Look for natural linking opportunities
Creating a resources page with lots of outbound links is generally not a good idea because the links are not natural for readers.
Instead, look for opportunities to include relevant, outbound links directly in your content. For example, if you’re writing about a particular marketing tool, why not include a link to it? This is helpful for users and can help support your pages.
You can include outbound links naturally on your pages to explain technical references and provide additional points of view. In addition, you can link to authority resources that contain more helpful information on a particular topic or help to further clarify a point.
You can also include links to statistics and studies that support your articles.
In April 2016, Google started issuing penalties to websites that contained unnatural or irrelevant outbound links. Believing that the unnatural links were an attempt to artificially boost other website’s rankings, Google applied a “manual spam action” to the offending websites.
Webmasters were directed to either remove the questionable links or add nofollow tags to each one.
Avoid too many outbound links
While outbound links are definitely valuable, too many outbound links can annoy website visitors.
If you’re going to include external links on your pages, you need to make sure that they are helpful and relevant for your readers.
Including links in your copy basically says to readers, “Hey! Stop what you’re reading, and click here!”
So you need to be careful about including too many outbound links to avoid distracting readers and sending people away from your website.
When should make outbound links nofollow?
Now, let’s take a look at some times when it’s appropriate to use nofollow links.
Generally, you should use nofollow links any time you don’t want to pass on ranking power, also called link juice, to the page or website a link targets. Using nofollow links, you can instruct search engines not to count links to pages as “votes” in favor of the other page or website. In other words, the nofollow tag prevents credit from being passed to other websites linked to from your site.
Here are a few examples of when it’s appropriate to use nofollow links.
If you allow people to comment on your site, you can expect them to link drop. This means that they will include links to their website in order to receive link juice.
However, you might not want to endorse their site. Using the nofollow attribute, you can prevent search engines from following the links and passing value to the commenter’s site.
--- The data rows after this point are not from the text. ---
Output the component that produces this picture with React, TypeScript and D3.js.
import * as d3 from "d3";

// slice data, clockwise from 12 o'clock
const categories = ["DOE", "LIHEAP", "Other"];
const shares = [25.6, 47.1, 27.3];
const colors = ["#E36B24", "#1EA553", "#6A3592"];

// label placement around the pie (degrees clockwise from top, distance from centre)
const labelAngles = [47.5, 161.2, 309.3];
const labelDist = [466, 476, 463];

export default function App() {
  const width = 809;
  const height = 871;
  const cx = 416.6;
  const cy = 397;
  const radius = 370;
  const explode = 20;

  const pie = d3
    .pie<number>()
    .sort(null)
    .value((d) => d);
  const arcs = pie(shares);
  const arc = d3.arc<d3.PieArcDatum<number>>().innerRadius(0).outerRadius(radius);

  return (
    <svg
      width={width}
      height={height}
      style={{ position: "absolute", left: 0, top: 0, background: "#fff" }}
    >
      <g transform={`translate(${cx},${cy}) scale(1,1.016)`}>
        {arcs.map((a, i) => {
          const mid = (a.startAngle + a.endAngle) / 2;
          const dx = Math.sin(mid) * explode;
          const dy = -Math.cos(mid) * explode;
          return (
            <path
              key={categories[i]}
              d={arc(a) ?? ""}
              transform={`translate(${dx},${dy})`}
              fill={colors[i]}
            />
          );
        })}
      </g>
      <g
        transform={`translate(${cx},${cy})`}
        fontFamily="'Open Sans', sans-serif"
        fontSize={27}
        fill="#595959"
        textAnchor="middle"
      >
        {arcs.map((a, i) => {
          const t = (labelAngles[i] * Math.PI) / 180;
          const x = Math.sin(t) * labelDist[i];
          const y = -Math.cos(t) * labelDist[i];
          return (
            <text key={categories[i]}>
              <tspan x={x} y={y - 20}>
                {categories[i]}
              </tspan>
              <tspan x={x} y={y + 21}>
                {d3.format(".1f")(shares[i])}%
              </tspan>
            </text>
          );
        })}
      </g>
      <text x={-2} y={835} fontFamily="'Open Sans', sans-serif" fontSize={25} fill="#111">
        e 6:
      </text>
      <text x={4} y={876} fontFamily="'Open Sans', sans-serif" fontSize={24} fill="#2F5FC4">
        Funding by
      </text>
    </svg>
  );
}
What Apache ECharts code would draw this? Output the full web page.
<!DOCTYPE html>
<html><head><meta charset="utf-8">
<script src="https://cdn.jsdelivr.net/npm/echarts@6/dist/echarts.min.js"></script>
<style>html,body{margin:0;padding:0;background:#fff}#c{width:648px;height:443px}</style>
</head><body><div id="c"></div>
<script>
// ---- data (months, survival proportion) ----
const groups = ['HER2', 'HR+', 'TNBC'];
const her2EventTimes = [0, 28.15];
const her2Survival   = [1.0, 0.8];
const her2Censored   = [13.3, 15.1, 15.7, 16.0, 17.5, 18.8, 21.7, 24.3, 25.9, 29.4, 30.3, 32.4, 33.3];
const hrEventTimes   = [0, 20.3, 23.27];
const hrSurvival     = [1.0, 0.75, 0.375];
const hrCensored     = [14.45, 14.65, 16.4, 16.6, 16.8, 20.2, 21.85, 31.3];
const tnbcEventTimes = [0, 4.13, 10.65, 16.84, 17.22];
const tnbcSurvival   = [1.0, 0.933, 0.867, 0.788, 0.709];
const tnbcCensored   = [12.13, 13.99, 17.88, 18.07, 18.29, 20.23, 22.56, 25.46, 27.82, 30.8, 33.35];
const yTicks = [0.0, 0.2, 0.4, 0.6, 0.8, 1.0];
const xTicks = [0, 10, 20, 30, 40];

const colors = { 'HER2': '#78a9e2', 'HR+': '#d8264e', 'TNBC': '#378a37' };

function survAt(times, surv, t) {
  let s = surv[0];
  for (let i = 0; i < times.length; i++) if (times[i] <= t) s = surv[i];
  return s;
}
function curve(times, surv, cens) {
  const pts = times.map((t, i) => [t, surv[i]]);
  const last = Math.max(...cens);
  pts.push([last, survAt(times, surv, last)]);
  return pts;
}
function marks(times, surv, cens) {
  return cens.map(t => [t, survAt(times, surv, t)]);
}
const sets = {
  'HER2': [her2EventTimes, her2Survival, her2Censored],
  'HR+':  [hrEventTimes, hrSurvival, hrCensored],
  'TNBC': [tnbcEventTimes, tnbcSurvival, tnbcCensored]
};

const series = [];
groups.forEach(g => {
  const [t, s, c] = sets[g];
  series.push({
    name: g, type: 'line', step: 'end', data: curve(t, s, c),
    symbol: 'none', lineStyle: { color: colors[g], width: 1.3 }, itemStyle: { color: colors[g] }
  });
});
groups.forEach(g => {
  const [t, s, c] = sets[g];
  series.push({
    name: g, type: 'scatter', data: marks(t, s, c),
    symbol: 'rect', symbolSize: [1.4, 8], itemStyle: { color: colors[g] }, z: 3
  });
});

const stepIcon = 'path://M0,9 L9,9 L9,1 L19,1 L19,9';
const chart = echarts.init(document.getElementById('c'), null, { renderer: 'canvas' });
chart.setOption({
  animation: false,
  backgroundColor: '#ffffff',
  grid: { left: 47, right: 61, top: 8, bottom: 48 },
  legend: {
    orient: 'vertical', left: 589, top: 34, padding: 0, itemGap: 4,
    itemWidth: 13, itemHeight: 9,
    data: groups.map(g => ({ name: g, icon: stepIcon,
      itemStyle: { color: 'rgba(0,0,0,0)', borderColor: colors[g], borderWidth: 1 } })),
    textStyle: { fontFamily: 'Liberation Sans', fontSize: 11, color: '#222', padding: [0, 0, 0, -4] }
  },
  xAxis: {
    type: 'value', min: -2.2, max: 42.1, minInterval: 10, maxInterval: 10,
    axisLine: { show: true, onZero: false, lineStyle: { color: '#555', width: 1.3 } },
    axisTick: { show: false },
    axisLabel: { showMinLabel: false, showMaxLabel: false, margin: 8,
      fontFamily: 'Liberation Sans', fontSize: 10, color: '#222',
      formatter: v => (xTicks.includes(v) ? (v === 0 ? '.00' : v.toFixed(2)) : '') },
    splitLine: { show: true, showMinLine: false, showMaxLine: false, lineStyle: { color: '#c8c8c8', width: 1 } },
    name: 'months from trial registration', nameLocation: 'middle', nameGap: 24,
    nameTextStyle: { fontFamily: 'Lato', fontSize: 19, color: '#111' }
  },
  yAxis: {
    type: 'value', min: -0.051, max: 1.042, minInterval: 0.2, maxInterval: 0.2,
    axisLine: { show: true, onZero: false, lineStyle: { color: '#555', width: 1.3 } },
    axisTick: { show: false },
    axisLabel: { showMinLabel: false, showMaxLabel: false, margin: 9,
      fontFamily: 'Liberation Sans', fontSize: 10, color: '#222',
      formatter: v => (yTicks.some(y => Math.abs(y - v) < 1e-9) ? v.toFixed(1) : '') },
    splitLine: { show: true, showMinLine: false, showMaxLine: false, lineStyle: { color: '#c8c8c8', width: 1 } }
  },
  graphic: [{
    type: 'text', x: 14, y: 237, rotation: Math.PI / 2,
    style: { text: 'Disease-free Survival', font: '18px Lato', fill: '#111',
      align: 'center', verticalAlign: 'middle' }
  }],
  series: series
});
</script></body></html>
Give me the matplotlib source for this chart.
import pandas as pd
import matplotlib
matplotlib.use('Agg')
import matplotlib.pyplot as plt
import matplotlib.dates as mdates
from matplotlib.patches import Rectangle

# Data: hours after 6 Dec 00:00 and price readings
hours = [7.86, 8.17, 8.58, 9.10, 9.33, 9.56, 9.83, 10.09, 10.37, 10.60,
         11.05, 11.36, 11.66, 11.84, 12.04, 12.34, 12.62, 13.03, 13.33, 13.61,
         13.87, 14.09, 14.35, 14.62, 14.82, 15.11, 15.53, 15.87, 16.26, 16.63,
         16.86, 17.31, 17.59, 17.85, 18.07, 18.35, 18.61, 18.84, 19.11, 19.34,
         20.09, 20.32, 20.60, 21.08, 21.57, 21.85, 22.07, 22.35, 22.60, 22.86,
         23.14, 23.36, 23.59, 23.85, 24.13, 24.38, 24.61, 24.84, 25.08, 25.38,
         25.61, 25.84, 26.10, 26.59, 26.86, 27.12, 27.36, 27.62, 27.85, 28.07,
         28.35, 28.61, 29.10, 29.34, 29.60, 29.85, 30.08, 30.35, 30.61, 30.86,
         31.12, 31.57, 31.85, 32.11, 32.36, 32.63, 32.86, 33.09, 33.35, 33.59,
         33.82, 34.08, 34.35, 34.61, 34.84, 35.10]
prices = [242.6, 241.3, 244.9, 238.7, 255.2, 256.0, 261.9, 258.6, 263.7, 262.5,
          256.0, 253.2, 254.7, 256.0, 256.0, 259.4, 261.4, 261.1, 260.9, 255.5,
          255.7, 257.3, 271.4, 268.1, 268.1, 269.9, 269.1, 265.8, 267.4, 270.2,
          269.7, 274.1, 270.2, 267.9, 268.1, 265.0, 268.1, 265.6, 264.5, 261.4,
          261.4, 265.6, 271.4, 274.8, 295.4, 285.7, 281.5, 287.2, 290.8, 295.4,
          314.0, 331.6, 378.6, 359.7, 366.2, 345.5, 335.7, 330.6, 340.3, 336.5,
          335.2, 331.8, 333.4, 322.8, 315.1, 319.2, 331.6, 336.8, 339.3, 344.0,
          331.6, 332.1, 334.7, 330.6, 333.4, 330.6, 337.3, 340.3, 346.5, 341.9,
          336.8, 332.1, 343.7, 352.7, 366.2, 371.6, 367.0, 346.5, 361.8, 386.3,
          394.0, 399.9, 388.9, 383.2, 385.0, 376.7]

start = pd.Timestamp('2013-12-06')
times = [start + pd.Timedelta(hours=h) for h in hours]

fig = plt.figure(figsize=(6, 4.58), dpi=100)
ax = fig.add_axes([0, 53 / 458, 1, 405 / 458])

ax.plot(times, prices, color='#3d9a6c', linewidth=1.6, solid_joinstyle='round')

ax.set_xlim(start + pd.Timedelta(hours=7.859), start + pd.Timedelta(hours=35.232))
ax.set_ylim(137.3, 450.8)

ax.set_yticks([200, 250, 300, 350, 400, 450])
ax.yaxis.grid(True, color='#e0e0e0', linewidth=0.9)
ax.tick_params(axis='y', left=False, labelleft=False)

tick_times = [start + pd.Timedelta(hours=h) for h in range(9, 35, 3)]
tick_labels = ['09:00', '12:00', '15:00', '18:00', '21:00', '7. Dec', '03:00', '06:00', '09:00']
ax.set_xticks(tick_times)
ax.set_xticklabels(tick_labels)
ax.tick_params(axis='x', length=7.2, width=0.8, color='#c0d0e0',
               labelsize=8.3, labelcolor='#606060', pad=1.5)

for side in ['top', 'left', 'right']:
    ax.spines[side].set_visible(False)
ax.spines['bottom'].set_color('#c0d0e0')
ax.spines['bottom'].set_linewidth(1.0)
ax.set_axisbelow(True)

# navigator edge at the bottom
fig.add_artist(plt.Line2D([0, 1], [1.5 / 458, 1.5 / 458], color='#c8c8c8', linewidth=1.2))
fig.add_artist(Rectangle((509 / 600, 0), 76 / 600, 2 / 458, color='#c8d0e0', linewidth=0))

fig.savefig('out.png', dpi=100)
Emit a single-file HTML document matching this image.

Similarly, if you allow people to contribute content to your site, they can include links to their websites in order to receive link juice from your site. You can use nofollow links to prevent your site from passing credit to other sites you don’t necessarily want to endorse.
You might have links on your website to partner websites or sponsored content.
If you want to avoid passing credit via links people buy on your site, simply use a nofollow link. This will help you avoid appearing suspicious to Google, and it can prevent you from encountering unwanted penalties.
If you add widgets or infographics to your website from other sources and don’t necessarily want to advocate for the content, you can make the links nofollow.
Basically, you can use nofollow links any time you link to other sites and want to avoid endorsing them.